Putin drives across new bridge linking Moscow-annexed Crimea to Russia

Published May 16, 2018
Kerch (Crimea): Russian President Vladimir Putin drives a truck during the opening ceremony of a much-anticipated bridge linking Russia and the Crimean peninsula—AP
Kerch (Crimea): Russian President Vladimir Putin drives a truck during the opening ceremony of a much-anticipated bridge linking Russia and the Crimean peninsula—AP

KERCH: Russian President Vladimir Putin drove a truck across a new bridge linking mainland Russia to Moscow-annexed Crimea on Tuesday, triggering a fierce reaction from Kiev.

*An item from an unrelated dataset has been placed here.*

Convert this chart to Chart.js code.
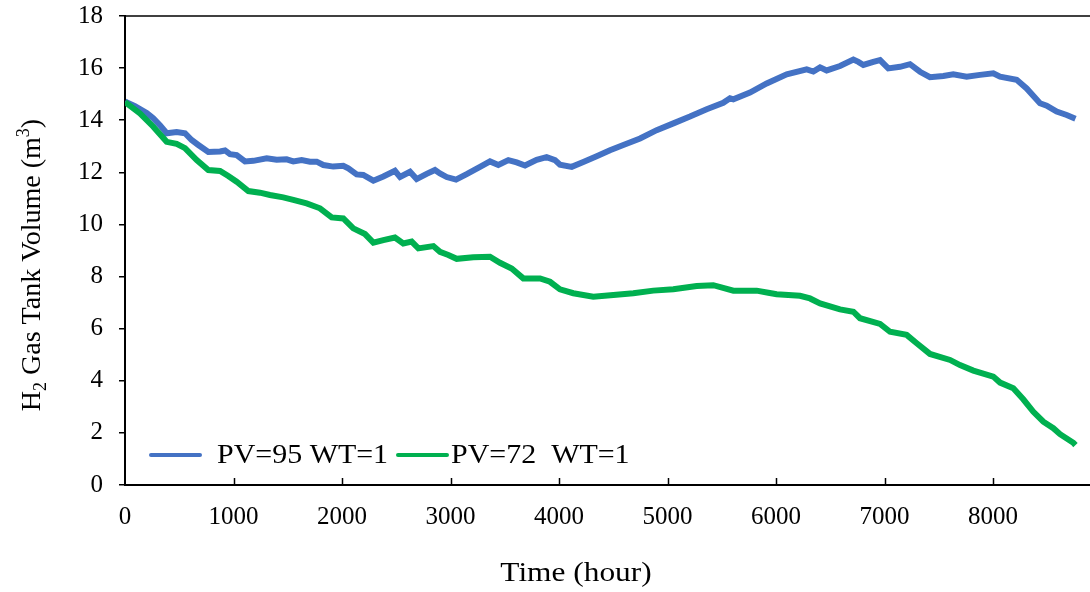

Russian state television showed Putin dressed in jeans and a casual jacket sit behind the wheel of a construction truck with workers to drive 19 kilometres across the bridge, which links the Taman peninsula in southern Russia to Ukraine’s Crimea peninsula annexed by Moscow in 2014.

“I want to sincerely congratulate you with this remarkable, festive and, in the full sense of the word, historic day,” Putin told workers upon arrival on the Crimean side of the bridge.

“In different historical eras, even under the tsar, people were dreaming of building this bridge,” Putin told cheering workers.

He was referring to Russia’s last tsar, Nicholas II, who first proposed such a bridge, but the outbreak of World War I prevented it going ahead.

Another unsuccessful attempt was made in the 1930s under Joseph Stalin.

During World War II the occupying Nazis also began building a bridge but abandoned the project.

The Russian leader, who was re-elected for a fourth Kremlin term in March extending his long rule,pledged to build more of “such projects” across Russia.

The Crimean Bridge overtakes Lisbon’s Vasco da Gama Bridge as the longest in Europe.

Built at a cost of 228 billion rubles ($3.7 billion), the new structure connects the southern Krasnodar region with the Crimean city of Kerch, spanning a strait between the Black and Azov seas.